Perplexity has fired back at Cloudflare’s accusations that the AI company uses stealth crawlers to bypass website restrictions, calling the claims “embarrassing errors” and questioning Cloudflare’s technical competence. The dispute escalates a growing battle over AI companies’ data collection practices, with Perplexity accusing Cloudflare, a content delivery network provider, of fundamental misunderstandings about how modern AI assistants operate.
The original accusations: Cloudflare claimed Perplexity was disguising its web crawlers as regular Chrome browsers to scrape content from sites that had explicitly blocked its official bots through robots.txt files and firewall rules.
• The CDN company said it observed Perplexity rotating through multiple IP addresses and different network providers to evade blocks across “tens of thousands of domains and millions of requests per day.”
• Cloudflare set up test domains with explicit crawling prohibitions and found that Perplexity still accessed the content and could provide detailed answers about it to users.
• This follows similar accusations from WIRED and Forbes last year alleging Perplexity scraped their content without permission.
Perplexity’s aggressive response: The AI company published a blog post dismissing Cloudflare’s technical analysis as fundamentally flawed and disqualifying.
• “This controversy reveals that Cloudflare’s systems are fundamentally inadequate for distinguishing between legitimate AI assistants and actual threats,” Perplexity stated.
• The company claimed Cloudflare made “technical errors” including misattributing “millions of requests” and publishing “completely inaccurate technical diagrams.”

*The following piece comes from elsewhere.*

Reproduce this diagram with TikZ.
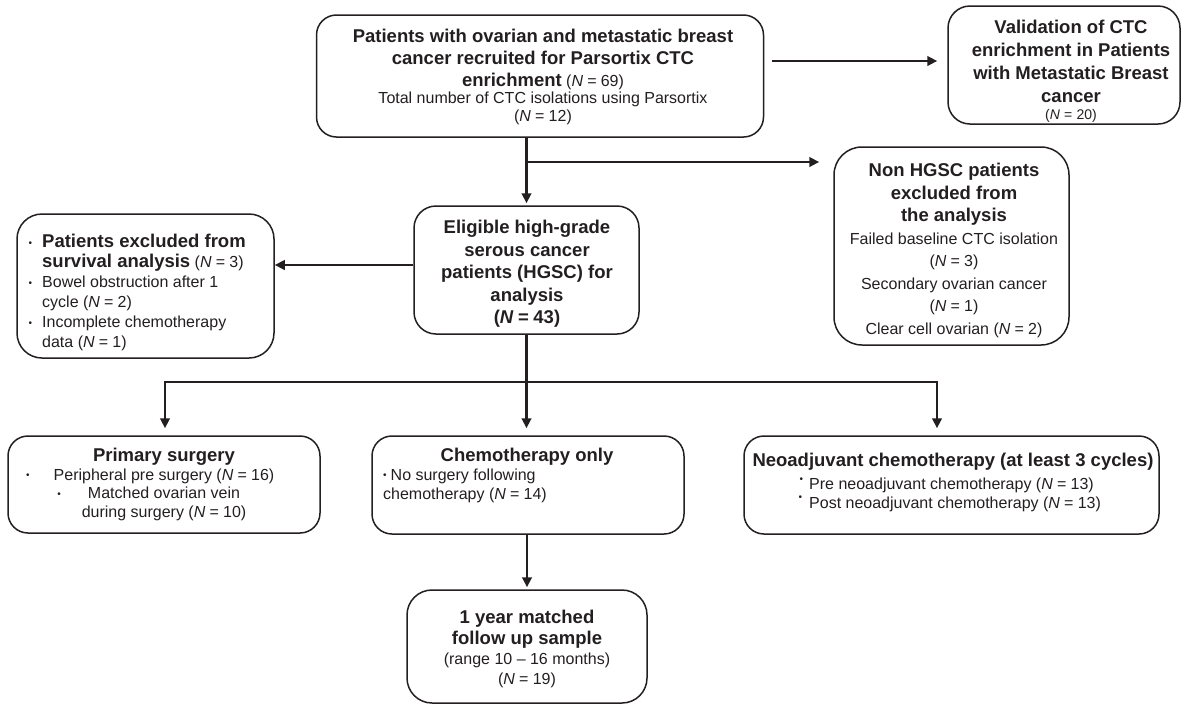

• Perplexity argued that Cloudflare has “forfeited any claim to expertise in this space” due to these alleged technical mistakes.
Cloudflare’s defensive measures: The CDN provider has rolled out new tools to help customers block AI crawlers while noting that other companies like OpenAI respect robots.txt restrictions.
• Cloudflare’s bot management system can now detect and block Perplexity’s alleged stealth crawlers, with existing customers already protected.
• The company launched a “Pay Per Crawl” program allowing publishers to set rates for AI companies wanting to scrape their content.
• Cloudflare also offers automatic blocking of all AI crawlers as an option for customers.
Industry context: The dispute highlights broader tensions over AI training data as companies seek content while publishers demand compensation.
• Recent licensing deals include partnerships between The New York Times and Amazon, The Washington Post and OpenAI, and notably, Perplexity with Gannett Publishing.